Bizarrement c’est sur la page fessebouc d’un grand laïque (devant l’éternel ?) que je tombe sur un titre du Figaro*, pieusement illustré, clamant 46 % des Français se disent catholiques. Une enquête de l’IFOP, commandée par une officine toute récente, l’observatoire français du catholicisme. Sauf que, à la 1ère question, 59 % des sondés disent ne pas croire en dieu ! Comme un petit problème arithmétique, à moins qu’il y ait des catholiques agnostiques.
La Vie – ex Vie catholique – si elle a une titraille à l’eau tiède (mais bénite) sur une église minoritaire mais qui se réaffirme - démarre son article sur le vrai résultat de ce sondage : La tendance se confirme : de moins en moins de Français déclarent croire en Dieu. À la question « Croyez-vous en Dieu ? », d’après une étude de l’Ifop publiée le 2 juin 2025, 59 % répondent non, contre 51 % en 2021.
Alors d’où vient le paradoxe de ces 46 % ! De la question posée « A quelle confession religieuse ou école de pensée estimez-vous appartenir ? ». Outre quelques non croyants d’une mouvance zemmouristes se rattachant à de pseudos « racines judéo-chrétiennes », d’autres se rattachent eux à la religion de leur enfance, même si, non croyants, ils ne la pratiquent plus du tout.
Et seuls 4 % des sondés disent appartenir à l’islam, loin donc du grand remplacement annoncé ! Même si les données de l’INSEE (parues en 2023 mais sur des chiffres de 2019-20) ne portent que sur les 18-59 ans, elles ne sont pas du tout raccord avec celles de ce sondage, puisque à la question claire sur l’affiliation religieuse 29 % se disent catholiques, 10 % musulmans et 9 % d’une autre religion chrétienne.

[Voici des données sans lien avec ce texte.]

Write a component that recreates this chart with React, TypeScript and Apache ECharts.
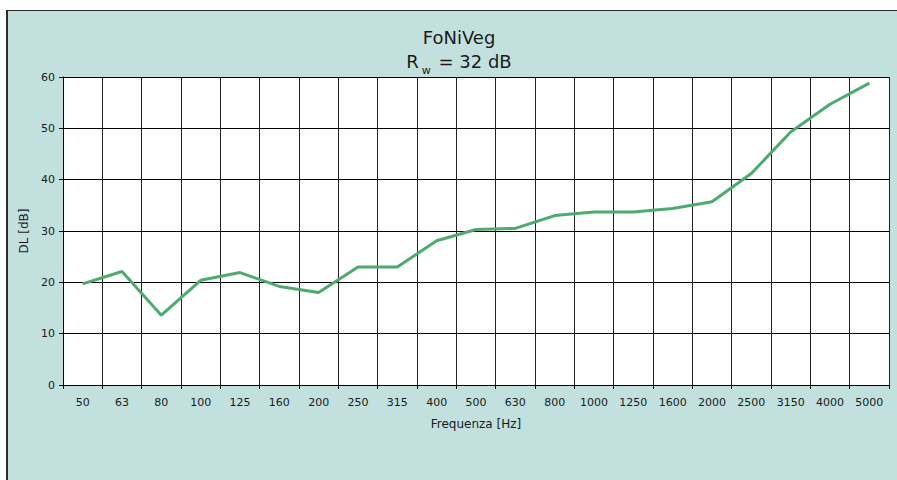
import React, { useEffect, useRef } from "react";
import * as echarts from "echarts";

const frequencies = ["50", "63", "80", "100", "125", "160", "200", "250", "315", "400", "500", "630", "800", "1000", "1250", "1600", "2000", "2500", "3150", "4000", "5000"];
const dlValues = [19.7, 22.1, 13.6, 20.4, 21.9, 19.2, 18.0, 23.0, 23.0, 28.1, 30.3, 30.5, 33.0, 33.7, 33.7, 34.4, 35.7, 41.2, 49.3, 54.7, 58.8];
const yTicks = { min: 0, max: 60, interval: 10 };

const FONT = "'DejaVu Sans', sans-serif";
const TEXT = "#1a1a1a";

export default function App() {
  const ref = useRef<HTMLDivElement>(null);
  useEffect(() => {
    if (!ref.current) return;
    const chart = echarts.init(ref.current, undefined, { renderer: "svg" });
    chart.setOption({
      animation: false,
      backgroundColor: "transparent",
      title: {
        text: "FoNiVeg\n{r|R}{s|w}{r| = 32 dB}",
        left: 454,
        textAlign: "center",
        top: 20,
        textStyle: {
          fontFamily: FONT,
          fontSize: 18,
          fontWeight: "normal",
          color: TEXT,
          lineHeight: 24,
          rich: {
            r: { fontFamily: FONT, fontSize: 18, color: TEXT, lineHeight: 24 },
            s: { fontFamily: FONT, fontSize: 11, color: TEXT, verticalAlign: "bottom", padding: [0, 2, -3, 3], lineHeight: 24 },
          },
        },
      },
      grid: {
        left: 63,
        right: 8,
        top: 77,
        bottom: 95,
        show: true,
        backgroundColor: "#ffffff",
        borderWidth: 0,
      },
      xAxis: {
        type: "category",
        data: frequencies,
        boundaryGap: true,
        name: "Frequenza [Hz]",
        nameLocation: "middle",
        nameGap: 33,
        nameTextStyle: { fontFamily: FONT, fontSize: 12, color: TEXT },
        axisLine: { show: true, lineStyle: { color: "#000", width: 1 } },
        axisTick: { show: true, length: 4, inside: false, lineStyle: { color: "#000" } },
        axisLabel: { fontFamily: FONT, fontSize: 11, color: TEXT, margin: 12, interval: 0 },
        splitLine: { show: true, lineStyle: { color: "#222", width: 1 } },
      },
      yAxis: {
        type: "value",
        min: yTicks.min,
        max: yTicks.max,
        interval: yTicks.interval,
        name: "DL [dB]",
        nameLocation: "middle",
        nameGap: 30,
        nameTextStyle: { fontFamily: FONT, fontSize: 12, color: TEXT },
        axisLine: { show: true, lineStyle: { color: "#000", width: 1 } },
        axisTick: { show: true, length: 4, inside: false, lineStyle: { color: "#000" } },
        axisLabel: { fontFamily: FONT, fontSize: 11, color: TEXT, margin: 8 },
        splitLine: { show: true, lineStyle: { color: "#000", width: 1 } },
      },
      series: [
        {
          type: "line",
          data: dlValues,
          showSymbol: false,
          symbol: "none",
          lineStyle: { color: "#4dab6f", width: 3 },
          itemStyle: { color: "#4dab6f" },
        },
      ],
    });
    return () => chart.dispose();
  }, []);

  return (
    <div style={{ position: "absolute", left: 0, top: 0, width: 897, height: 480, background: "#ffffff", overflow: "hidden" }}>
      <div
        style={{
          position: "absolute",
          left: 6,
          top: 10,
          width: 897,
          height: 480,
          background: "#c2e1de",
          borderLeft: "2px solid #2a2a2a",
          borderTop: "1px solid #2a2a2a",
        }}
      />
      <div ref={ref} style={{ position: "absolute", left: 0, top: 0, width: 897, height: 480 }} />
    </div>
  );
}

D’autres questions sont un peu biaisées. Ainsi de la fréquentation des églises par les Français où s’affiche un 96 % qui n’a rien de miraculeux. Et oui, l’anti-calotin athée que je suis, aurait dû avouer avoir assisté à une cérémonie religieuse : c’eût pu être un mariage, ce fut hélas un enterrement ! Et moult de mes contemporains, qui n’appliquent pas la technique de M.R., s’affichant sur le parvis, paraphant le registre de condoléances, puis se repliant discrètement sur le bistrot le plus proche, avant de s’afficher à nouveau à la sortie, ont assisté à une cérémonie religieuse pour le décès d’un proche. Autre exemple de question du coup sciemment biaisée : « Vous arrive-t-il de prier ou de méditer ? » comme si l’un et l’autre était synonyme.
En revanche une réponse à la question Estimez-vous que l’expression par un individu de sa croyance religieuse soit légitime dans l’espace public (c’est-à-dire dans la rue, les transports en communs…) ? où une majorité (54 %) répond Non, car l’espace public doit demeurer neutre de tout témoignage religieux témoigne d’une méconnaissance inquiétante de ce qu’est la laïcité qui ne prescrit que la neutralité de l’état donc des services publics. Méconnaissance en même temps de l’article 18 de la déclaration universelle des droits de l’Homme « Toute personne a droit à la liberté de pensée, de conscience et de religion ; ce droit implique la liberté de changer de religion ou de conviction ainsi que la liberté de manifester sa religion ou sa conviction seule ou en commun, tant en public qu’en privé, par l’enseignement, les pratiques, le culte et l’accomplissement des rites. »
L’IFOP s’est sagement plié aux désirs de son client, ce tout nouveau Observatoire français du catholicisme (OFC), lancé le 2 juin 2025. Cette nouvelle organisation privée, nous apprend La Vie, à laquelle collaborera l’Église de France, veut offrir « une meilleure compréhension » de l’Église catholique à un public catholique engagé sur le terrain et demandeur, explique Aurélie Pirillo, directrice de l’OFC. Elle est aussi responsable du Groupe d’études sur les chrétiens d’Orient et les minorités persécutées à l’Assemblée nationale.
Sera-t-on surpris d’apprendre que, parmi les généreux mécènes de cette officine, figure le Fonds du bien commun, créé par le milliardaire et entrepreneur catholique Pierre-Édouard Stérin, médiatisé en particulier depuis juillet 2024 et son annonce de lancement du projet Périclès, visant à soutenir les « valeurs » et l’union « des forces de droite » plutôt extrême !
* Le Figaro, sans doute conscient du côté caricatural de son titre et de son illustration, a mis beaucoup d’eau dans son vin de messe dans sa mise à jour avec une titraille plus vague.